Writing a multi-line body (heredoc + body-file):

cat <<EOF | grid -g <file> --body-file - \
  "write @/addr type: doc body: x"
multi-line content
goes here
EOF

(The dummy body: x satisfies the parser; --body-file - overrides.)

ENVIRONMENT

• GRID_IDENTITY, identity for this invocation (default: unknown)
• GRID_PASSPHRASE, passphrase for lock/unlock/seal/unseal

There is no --watch flag. watch is a verb in the expression grammar. There is no --secure flag, security is the capability projection, not a CLI mode. There is no grid create, write a cell to a non-existent path and the file is created.

Where this cell and grid --help disagree, grid --help wins.

A first session.

1. Pick a grid file path. It does not exist yet.

touch mygrid.grid

(Optional, grid write will auto-create. The touch is a habit.)

2. Export your identity:

export GRID_IDENTITY=<your-name>

3. The first write becomes the genesis cell. Make it descriptive:

grid -g mygrid.grid "write @/system/genesis type: genesis body: <what this grid is for>"

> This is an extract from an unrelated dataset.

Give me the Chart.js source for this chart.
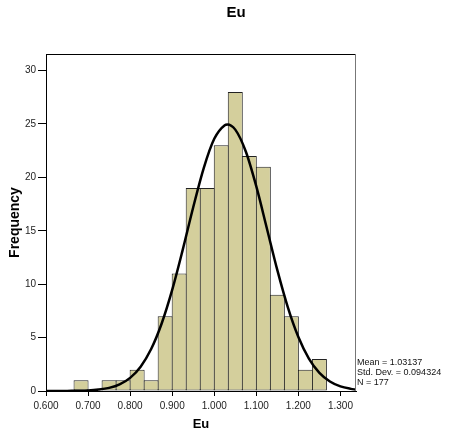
<!DOCTYPE html>
<html>
<head>
<meta charset="utf-8">
<script src="https://cdn.jsdelivr.net/npm/chart.js@4"></script>
<style>
  body { margin: 0; background: #fff; }
  canvas { display: block; }
</style>
</head>
<body>
<canvas id="histChart" width="454" height="439"></canvas>
<script>
// ================= DATA =================
const chartTitle = "Eu";
// bin centres (bin width 1/30)
const binCenters = [0.68333, 0.71667, 0.75, 0.78333, 0.81667, 0.85, 0.88333, 0.91667, 0.95,
    0.98333, 1.01667, 1.05, 1.08333, 1.11667, 1.15, 1.18333, 1.21667, 1.25];
const frequencies = [1, 0, 1, 1, 2, 1, 7, 11, 19, 19, 23, 28, 22, 21, 9, 7, 2, 3];

// normal curve
const curveX = [0.600, 0.650, 0.700, 0.725, 0.750, 0.775, 0.800, 0.825, 0.850, 0.875, 0.900,
    0.925, 0.950, 0.975, 1.000, 1.025, 1.031, 1.050, 1.075, 1.100, 1.125, 1.150, 1.175,
    1.200, 1.225, 1.250, 1.275, 1.300, 1.325, 1.337];
const curveY = [0.00, 0.01, 0.05, 0.13, 0.29, 0.62, 1.23, 2.28, 3.93, 6.32, 9.46,
    13.21, 17.20, 20.87, 23.61, 24.89, 24.95, 24.47, 22.42, 19.15, 15.24, 11.31, 7.83,
    5.05, 3.03, 1.70, 0.89, 0.43, 0.20, 0.13];

const xTicks = [0.6, 0.7, 0.8, 0.9, 1.0, 1.1, 1.2, 1.3];
const yTicks = [0, 5, 10, 15, 20, 25, 30];
const statsLines = ["Mean = 1.03137", "Std. Dev. = 0.094324", "N = 177"];

// ================= STYLE =================
const FONT = "'Liberation Sans', Arial, sans-serif";
const barFill = "#d4cf9c";
const barLine = "#222222";

// ================= PLUGINS =================
const frameAndText = {
    id: "frameAndText",
    afterDatasetsDraw(chart) {
        const { ctx, chartArea: a } = chart;
        ctx.save();
        // top and right frame
        ctx.strokeStyle = "#000";
        ctx.lineWidth = 1;
        ctx.beginPath();
        ctx.moveTo(a.left, a.top + 0.5);
        ctx.lineTo(a.right, a.top + 0.5);
        ctx.stroke();
        ctx.strokeStyle = "#777";
        ctx.beginPath();
        ctx.moveTo(a.right - 0.5, a.top);
        ctx.lineTo(a.right - 0.5, a.bottom);
        ctx.stroke();
        ctx.restore();
    },
    afterDraw(chart) {
        const { ctx } = chart;
        ctx.save();
        ctx.fillStyle = "#000";
        ctx.font = "bold 15px " + FONT;
        ctx.textAlign = "center";
        ctx.textBaseline = "middle";
        ctx.fillText(chartTitle, 236, 13);

        ctx.font = "9px " + FONT;
        ctx.textAlign = "left";
        ctx.fillStyle = "#111";
        statsLines.forEach((t, i) => ctx.fillText(t, 357, 363 + i * 10));
        ctx.restore();
    }
};

// ================= CHART =================
new Chart(document.getElementById("histChart"), {
    type: "bar",
    data: {
        datasets: [
            {
                type: "line",
                data: curveX.map((x, i) => ({ x, y: curveY[i] })),
                borderColor: "#000",
                borderWidth: 2.5,
                pointRadius: 0,
                cubicInterpolationMode: "monotone",
                fill: false,
                order: 0
            },
            {
                type: "bar",
                data: binCenters.map((x, i) => ({ x, y: frequencies[i] })),
                backgroundColor: barFill,
                borderColor: barLine,
                borderWidth: 1,
                borderSkipped: false,
                barPercentage: 1.07,
                categoryPercentage: 1,
                order: 1
            }
        ]
    },
    options: {
        responsive: false,
        animation: false,
        devicePixelRatio: 1,
        layout: { padding: { left: 0, top: 54, right: 98, bottom: 0 } },
        plugins: {
            legend: { display: false },
            tooltip: { enabled: false },
            title: { display: false }
        },
        scales: {
            x: {
                type: "linear",
                offset: false,
                min: 0.6,
                max: 1.337,
                afterBuildTicks: s => { s.ticks = xTicks.map(v => ({ value: v })); },
                afterFit: s => { s.height = 48; },
                ticks: {
                    callback: v => v.toFixed(3),
                    font: { family: FONT, size: 10 },
                    color: "#222",
                    padding: 4,
                    maxRotation: 0,
                    autoSkip: false
                },
                grid: { offset: false, drawOnChartArea: false, tickLength: 5, color: "#000" },
                border: { color: "#000", width: 1 },
                title: {
                    display: true,
                    text: "Eu",
                    font: { family: FONT, size: 13, weight: "bold" },
                    color: "#000",
                    padding: { top: 0, bottom: 7 }
                }
            },
            y: {
                min: 0,
                max: 31.55,
                afterBuildTicks: s => { s.ticks = yTicks.map(v => ({ value: v })); },
                afterFit: s => { s.width = 46; },
                ticks: {
                    font: { family: FONT, size: 10 },
                    color: "#222",
                    padding: 2
                },
                grid: { drawOnChartArea: false, tickLength: 8, color: "#000" },
                border: { color: "#000", width: 1 },
                title: {
                    display: true,
                    text: "Frequency",
                    font: { family: FONT, size: 14, weight: "bold" },
                    color: "#000",
                    padding: { top: 7, bottom: 0 }
                }
            }
        }
    },
    plugins: [frameAndText]
});
</script>
</body>
</html>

4. Inspect the grid's identity:

grid -g mygrid.grid status
grid -g mygrid.grid hash
grid -g mygrid.grid coordinate

Note the coordinate, that is this grid's permanent identity.

5. Write some cells. Read them.

grid -g mygrid.grid "write @/notes/first type: note body: hello"
grid -g mygrid.grid "study: @/**"
grid -g mygrid.grid "study: @/** as: count"

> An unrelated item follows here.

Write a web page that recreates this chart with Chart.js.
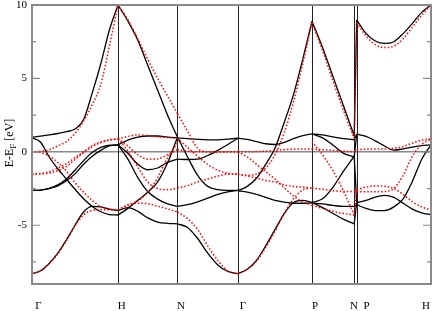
<!DOCTYPE html>
<html><head><meta charset="utf-8">
<script src="https://cdn.jsdelivr.net/npm/chart.js@4/dist/chart.umd.min.js"></script>
<style>html,body{margin:0;padding:0;background:#fff}</style>
</head><body>
<canvas id="c" width="436" height="311"></canvas>
<script>
// k-path (units of 2pi/a) and labels
const symLabels = ['Γ','H','N','Γ','P','N','P','H'];
const symK      = [0, 1.0, 1.692, 2.395, 3.256, 3.747, 3.776, 4.64];
const labelK    = [0.076, 1.043, 1.733, 2.453, 3.291, 3.744, 3.892, 4.581];
const yTicks = [-5, 0, 5, 10];
const yMinor = [-7.5, -2.5, 2.5, 7.5];
// number of sample steps in each segment G-H, H-N, N-G, G-P, P-N, N|P, P-H
const segSteps = [10, 6, 6, 8, 4, 1, 8];

// black (solid) bands, per segment, energies in eV
const blackGH = [
  [1.0,1.07,1.15,1.25,1.37,1.55,2.2,4.0,6.0,8.3,10.0],
  [0.95,0.65,-0.35,-1.15,-1.85,-2.55,-3.2,-3.72,-4.08,-4.27,-4.3],
  [-2.63,-2.6,-2.48,-2.25,-1.85,-1.25,-0.6,-0.05,0.3,0.45,0.48],
  [-2.63,-2.6,-2.5,-2.32,-1.97,-1.5,-0.85,-0.3,0.1,0.4,0.48],
  [-8.3,-8.1,-7.6,-6.9,-6.0,-5.0,-4.1,-3.72,-3.75,-3.9,-4.0]
];
const blackHN = [
  [10,8.9,7.6,5.9,4.2,2.5,1.0],
  [-4.3,-3.85,-3.3,-2.75,-2.05,-0.75,1.0],
  [0.48,-0.1,-0.85,-1.22,-1.1,-0.72,-0.5],
  [0.48,0.8,1.0,1.08,1.08,1.0,0.95],
  [0.48,-0.5,-1.75,-2.7,-3.22,-3.55,-3.72],
  [-4.0,-3.8,-4.05,-4.5,-4.78,-4.87,-4.9]
];
const blackNG = [
  [1.0,-0.35,-1.6,-2.35,-2.58,-2.63,-2.63],
  [0.95,0.9,0.85,0.82,0.82,0.87,0.93],
  [-0.5,-0.52,-0.5,-0.25,0.1,0.5,0.93],
  [-3.72,-3.6,-3.4,-3.15,-2.9,-2.72,-2.63],
  [-4.9,-5.15,-5.9,-6.9,-7.7,-8.15,-8.3]
];
const blackGP = [
  [-2.65,-2.35,-1.8,-0.85,0.25,2.0,3.9,6.3,8.9],
  [0.93,0.85,0.7,0.55,0.5,0.65,0.9,1.1,1.22],
  [-2.65,-2.75,-2.9,-3.1,-3.3,-3.42,-3.5,-3.5,-3.48],
  [-8.3,-8.0,-7.4,-6.4,-5.3,-4.2,-3.45,-3.3,-3.45]
];
const blackPN = [
  [8.9,7.1,5.1,3.1,1.1],
  [1.22,1.15,1.02,0.9,0.82],
  [1.22,0.95,0.45,-0.1,-0.35],
  [-3.45,-3.2,-2.4,-1.3,-0.3],
  [-3.5,-3.55,-3.65,-3.72,-3.72],
  [-3.45,-3.8,-4.2,-4.6,-4.9]
];
const blackNP = [
  [1.1,8.98],[0.82,1.22],[-0.35,1.2],[-0.3,-3.45],[-3.72,-3.6],[-4.9,-3.45]
];
const blackPH = [
  [8.98,8.07,7.55,7.38,7.5,8.05,8.75,9.5,10],
  [1.2,1.05,0.75,0.4,0.12,0.2,0.32,0.42,0.48],
  [-3.45,-3.3,-3.08,-2.97,-3.1,-3.5,-3.9,-4.15,-4.29],
  [-3.6,-3.85,-4.0,-4.0,-3.75,-3.2,-2.0,-0.5,0.48]
];

// red (dotted) bands
const redGH = [
  [0,0.05,0.14,0.4,0.7,1.25,2.1,3.2,4.6,7.2,10],
  [0,-0.05,-0.3,-0.72,-1.32,-2.1,-2.75,-3.3,-3.75,-3.9,-3.95],
  [-1.52,-1.48,-1.35,-1.1,-0.8,-0.4,0.0,0.42,0.68,0.82,0.88],
  [-1.52,-1.5,-1.45,-1.28,-1.0,-0.52,-0.05,0.35,0.63,0.8,0.88],
  [-8.3,-8.1,-7.6,-6.95,-6.05,-5.05,-4.3,-4.0,-3.95,-3.95,-3.95]
];
const redHN = [
  [10,9.0,7.7,6.3,5.0,3.8,2.6],
  [0.88,1.05,1.15,1.1,1.02,0.97,0.93],
  [0.88,0.4,-0.2,-0.5,-0.48,-0.2,0.15],
  [0.88,0.05,-1.05,-2.05,-2.5,-2.58,-2.47],
  [-3.95,-3.65,-3.5,-3.53,-3.7,-3.88,-4.1],
  [-3.95,-3.6,-3.35,-2.75,-1.75,-0.4,0.6]
];
const redNG = [
  [2.6,1.4,0.25,0.0,-0.02,0.0,0.0],
  [0.93,0.3,-0.3,-0.85,-1.25,-1.47,-1.52],
  [0.15,0.05,0.0,0.0,0.0,0.0,0.0],
  [-2.47,-2.3,-2.05,-1.85,-1.65,-1.52,-1.5],
  [-4.1,-4.55,-5.3,-6.4,-7.4,-8.1,-8.3]
];
const redGP = [
  [0,0,0.02,0.05,0.1,0.15,0.18,0.2,0.2],
  [0,-0.35,-0.85,-1.35,-1.85,-2.45,-3.0,-3.4,-3.65],
  [-1.52,-1.65,-1.78,-1.95,-2.05,-2.25,-2.36,-2.4,-2.47],
  [-1.52,-1.6,-1.5,-1.1,-0.2,1.3,3.4,6.0,8.8],
  [-8.3,-8.0,-7.45,-6.5,-5.4,-4.2,-3.2,-2.6,-2.45]
];
const redPN = [
  [8.8,6.9,4.8,2.8,0.9],
  [0.2,0.15,0.1,0.05,0.0],
  [0.7,-0.2,-1.3,-2.7,-4.3],
  [-2.47,-2.55,-2.65,-2.7,-2.7],
  [-3.65,-3.85,-4.05,-4.2,-4.3]
];
const redNP = [
  [0.9,8.8],[0.0,0.14],[-4.3,-2.59],[-2.7,-2.7]
];
const redPH = [
  [8.8,7.9,7.3,7.1,7.2,7.7,8.5,9.3,10],
  [0.14,0.18,0.2,0.2,0.25,0.36,0.6,0.8,0.88],
  [-2.59,-2.4,-2.32,-2.35,-2.5,-2.9,-3.4,-3.75,-3.95],
  [-2.7,-2.72,-2.72,-2.7,-2.5,-1.6,-0.3,0.5,0.88]
];

const segStart = [symK[0], symK[1], symK[2], symK[3], symK[4], symK[5], symK[6]];
const segEnd   = [symK[1], symK[2], symK[3], symK[4], symK[5], symK[6], symK[7]];
const blackSegs = [blackGH, blackHN, blackNG, blackGP, blackPN, blackNP, blackPH];
const redSegs   = [redGH, redHN, redNG, redGP, redPN, redNP, redPH];

function segK(i) {
  const n = segSteps[i], a = segStart[i], b = segEnd[i];
  const out = [];
  for (let j = 0; j <= n; j++) out.push(a + (b - a) * j / n);
  return out;
}

const datasets = [];
redSegs.forEach((seg, i) => {
  const ks = segK(i);
  seg.forEach(curve => datasets.push({
    data: curve.map((e, j) => ({x: ks[j], y: e})),
    borderColor: '#ff0000', borderWidth: 1.5, borderDash: [1.5, 2],
    pointRadius: 0, fill: false, cubicInterpolationMode: 'monotone'
  }));
});
blackSegs.forEach((seg, i) => {
  const ks = segK(i);
  seg.forEach(curve => datasets.push({
    data: curve.map((e, j) => ({x: ks[j], y: e})),
    borderColor: '#000000', borderWidth: 1.3,
    pointRadius: 0, fill: false, cubicInterpolationMode: 'monotone'
  }));
});

const decor = {
  id: 'decor',
  beforeDatasetsDraw(chart) {
    const {ctx, chartArea: a, scales: {x, y}} = chart;
    ctx.save();
    ctx.strokeStyle = '#8a8a8a'; ctx.lineWidth = 1.5;
    const y0 = y.getPixelForValue(0);
    ctx.beginPath(); ctx.moveTo(a.left, y0); ctx.lineTo(a.right, y0); ctx.stroke();
    ctx.strokeStyle = '#222'; ctx.lineWidth = 1;
    symK.forEach(k => {
      const px = Math.round(x.getPixelForValue(k)) + 0.5;
      ctx.beginPath(); ctx.moveTo(px, a.top); ctx.lineTo(px, a.bottom); ctx.stroke();
    });
    ctx.restore();
  },
  afterDatasetsDraw(chart) {
    const {ctx, chartArea: a, scales: {x, y}} = chart;
    ctx.save();
    ctx.strokeStyle = '#8a8a8a'; ctx.lineWidth = 2;
    ctx.strokeRect(a.left, a.top, a.right - a.left, a.bottom - a.top);
    ctx.lineWidth = 1.2;
    yTicks.forEach(v => {
      const py = y.getPixelForValue(v);
      ctx.beginPath(); ctx.moveTo(a.left, py); ctx.lineTo(a.left + 8, py);
      ctx.moveTo(a.right, py); ctx.lineTo(a.right - 8, py); ctx.stroke();
    });
    yMinor.forEach(v => {
      const py = y.getPixelForValue(v);
      ctx.beginPath(); ctx.moveTo(a.left, py); ctx.lineTo(a.left + 4, py);
      ctx.moveTo(a.right, py); ctx.lineTo(a.right - 4, py); ctx.stroke();
    });
    ctx.fillStyle = '#000';
    ctx.font = "11px 'Liberation Serif'";
    ctx.textAlign = 'right'; ctx.textBaseline = 'middle';
    yTicks.forEach(v => ctx.fillText(String(v), a.left - 5, y.getPixelForValue(v)));
    ctx.textAlign = 'center'; ctx.textBaseline = 'middle';
    ctx.font = "11px 'Liberation Serif'";
    symLabels.forEach((s, i) => ctx.fillText(s, x.getPixelForValue(labelK[i]), a.bottom + 22));
    ctx.translate(9, 143);
    ctx.rotate(-Math.PI / 2);
    const p1 = 'E-E', p2 = 'F', p3 = ' [eV]';
    ctx.font = "12px 'Liberation Serif'"; const w1 = ctx.measureText(p1).width, w3 = ctx.measureText(p3).width;
    ctx.font = "9px 'Liberation Serif'"; const w2 = ctx.measureText(p2).width;
    let sx = -(w1 + w2 + w3) / 2;
    ctx.textAlign = 'left'; ctx.textBaseline = 'alphabetic';
    ctx.font = "12px 'Liberation Serif'"; ctx.fillText(p1, sx, 4); sx += w1;
    ctx.font = "9px 'Liberation Serif'"; ctx.fillText(p2, sx, 7); sx += w2;
    ctx.font = "12px 'Liberation Serif'"; ctx.fillText(p3, sx, 4);
    ctx.restore();
  }
};

new Chart(document.getElementById('c'), {
  type: 'line',
  data: { datasets },
  options: {
    responsive: false, animation: false, devicePixelRatio: 1,
    layout: { padding: { left: 32, right: 5, top: 5, bottom: 27 } },
    plugins: { legend: { display: false }, tooltip: { enabled: false } },
    scales: {
      x: { type: 'linear', min: 0, max: symK[symK.length - 1], display: false },
      y: { min: -9, max: 10, display: false }
    }
  },
  plugins: [decor]
});
</script>
</body></html>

6. Try a where-clause and history-of:

grid -g mygrid.grid "study: @/** where: type=note"
grid -g mygrid.grid "write @/notes/first type: note body: updated"
grid -g mygrid.grid "study: history-of: @/notes/first"

7. Add a capability cell so a second resident can join:

grid -g mygrid.grid "write @/system/capabilities/resident-b type: capability body: clearance: public
study: @/**
write: @/b/**"

8. Lock. Inspect. Unlock.

grid -g mygrid.grid lock
grid -g mygrid.grid status
grid -g mygrid.grid unlock

9. Seal. Inspect. Unseal.

grid -g mygrid.grid seal
grid -g mygrid.grid unseal

10. Read this guide grid against itself:

grid -g <path-to-Residents-Guide.grid> "study: @/guide/** as: addresses"
grid -g <path-to-Residents-Guide.grid> "study: @/guide/01-what-is-grid"

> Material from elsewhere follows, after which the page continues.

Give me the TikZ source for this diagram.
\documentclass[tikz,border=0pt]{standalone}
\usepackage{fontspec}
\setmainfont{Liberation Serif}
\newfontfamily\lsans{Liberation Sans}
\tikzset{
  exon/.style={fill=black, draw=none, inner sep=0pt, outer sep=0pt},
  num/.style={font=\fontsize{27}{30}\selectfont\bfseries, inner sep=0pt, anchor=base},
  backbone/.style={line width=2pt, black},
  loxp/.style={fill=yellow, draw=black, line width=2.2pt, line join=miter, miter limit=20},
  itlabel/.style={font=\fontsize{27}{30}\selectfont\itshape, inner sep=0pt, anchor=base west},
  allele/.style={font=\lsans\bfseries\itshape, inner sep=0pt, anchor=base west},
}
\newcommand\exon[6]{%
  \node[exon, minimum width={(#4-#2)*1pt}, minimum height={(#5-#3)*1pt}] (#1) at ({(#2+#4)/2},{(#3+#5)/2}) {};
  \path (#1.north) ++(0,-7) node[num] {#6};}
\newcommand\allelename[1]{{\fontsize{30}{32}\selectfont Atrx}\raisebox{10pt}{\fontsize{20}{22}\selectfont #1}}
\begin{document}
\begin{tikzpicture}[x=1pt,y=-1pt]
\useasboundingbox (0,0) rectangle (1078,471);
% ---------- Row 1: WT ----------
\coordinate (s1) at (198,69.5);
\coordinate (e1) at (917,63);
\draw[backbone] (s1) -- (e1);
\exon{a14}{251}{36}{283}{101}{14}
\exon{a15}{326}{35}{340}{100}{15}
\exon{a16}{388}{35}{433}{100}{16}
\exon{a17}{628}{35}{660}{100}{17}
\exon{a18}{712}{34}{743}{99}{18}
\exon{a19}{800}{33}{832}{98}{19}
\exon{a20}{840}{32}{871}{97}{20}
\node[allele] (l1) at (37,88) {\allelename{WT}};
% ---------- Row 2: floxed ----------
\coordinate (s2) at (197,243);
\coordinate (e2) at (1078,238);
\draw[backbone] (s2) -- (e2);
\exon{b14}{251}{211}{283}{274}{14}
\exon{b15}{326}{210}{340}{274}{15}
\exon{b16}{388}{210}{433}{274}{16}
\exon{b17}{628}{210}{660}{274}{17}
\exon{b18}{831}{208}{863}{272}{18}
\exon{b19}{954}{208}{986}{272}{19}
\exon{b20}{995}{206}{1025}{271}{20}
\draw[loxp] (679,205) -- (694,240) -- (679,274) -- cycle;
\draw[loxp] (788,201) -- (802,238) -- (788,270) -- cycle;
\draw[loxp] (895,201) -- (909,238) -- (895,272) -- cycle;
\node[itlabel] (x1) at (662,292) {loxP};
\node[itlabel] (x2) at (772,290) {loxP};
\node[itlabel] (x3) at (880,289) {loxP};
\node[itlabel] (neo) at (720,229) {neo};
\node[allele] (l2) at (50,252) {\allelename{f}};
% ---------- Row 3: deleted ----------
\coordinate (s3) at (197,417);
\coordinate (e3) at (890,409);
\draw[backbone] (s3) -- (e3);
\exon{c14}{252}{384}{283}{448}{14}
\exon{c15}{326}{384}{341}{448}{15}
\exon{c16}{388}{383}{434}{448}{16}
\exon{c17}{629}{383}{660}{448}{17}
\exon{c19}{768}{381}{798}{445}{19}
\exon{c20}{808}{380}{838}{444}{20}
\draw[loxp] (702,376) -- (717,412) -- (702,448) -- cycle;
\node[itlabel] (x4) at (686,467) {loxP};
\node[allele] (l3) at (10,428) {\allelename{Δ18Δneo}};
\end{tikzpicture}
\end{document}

If any of these surprise you, study the relevant cell in this guide. If the kernel surprises you, that is a bug, file it as a cell in your findings grid (e.g. @/findings/<today>/<topic>) so the next resident sees it.

Welcome.

grid-resident is a sibling binary to grid, grid-console, and grid-core. It runs deterministic, identity-bound resident loops over grid files. Each subcommand is one cross-grid flow.

grid-resident mirror      Copy cells of a chosen sensitivity from a
                          source grid to a destination grid under
                          @/mirror/<original-address>. Cursor state
                          persists in the destination so restart
                          resumes without duplicates.

grid-resident digest      Write one-line summary cells to a digest
                          grid. Body format: <type> | <first-line>.
                          Same cursor model as mirror.

grid-resident auto-seal   Scan a directory for grid files; seal each
                          grid whose live cell count exceeds a
                          threshold. Each sealed grid receives a
                          key-entry anchor cell in a specified
                          keychain grid. Already-sealed files and the
                          keychain itself are skipped automatically.

All three flows support --once for deterministic one-shot runs (used in tests and cron) and a polling loop with --interval seconds for live operation. Each resident writes under its own synthetic identity (mirror-resident, digest-resident, seal-resident) so the chain records which loop produced each cell.

Library API exposed by grid_resident:

run_mirror_once(&MirrorConfig) -> Result<MirrorReport, String>
run_digest_once(&DigestConfig) -> Result<DigestReport, String>
run_seal_once(&SealConfig)     -> Result<SealReport, String>

In-process embedding works the same way: any program that links grid-core can also link grid-resident and call these directly.

A resident is not the kernel. The kernel (grid-core) stays narrow. grid-resident is one layer up, alongside grid-cli and grid-console, depending inward. Future resident flows are sibling subcommands; the boundary does not move.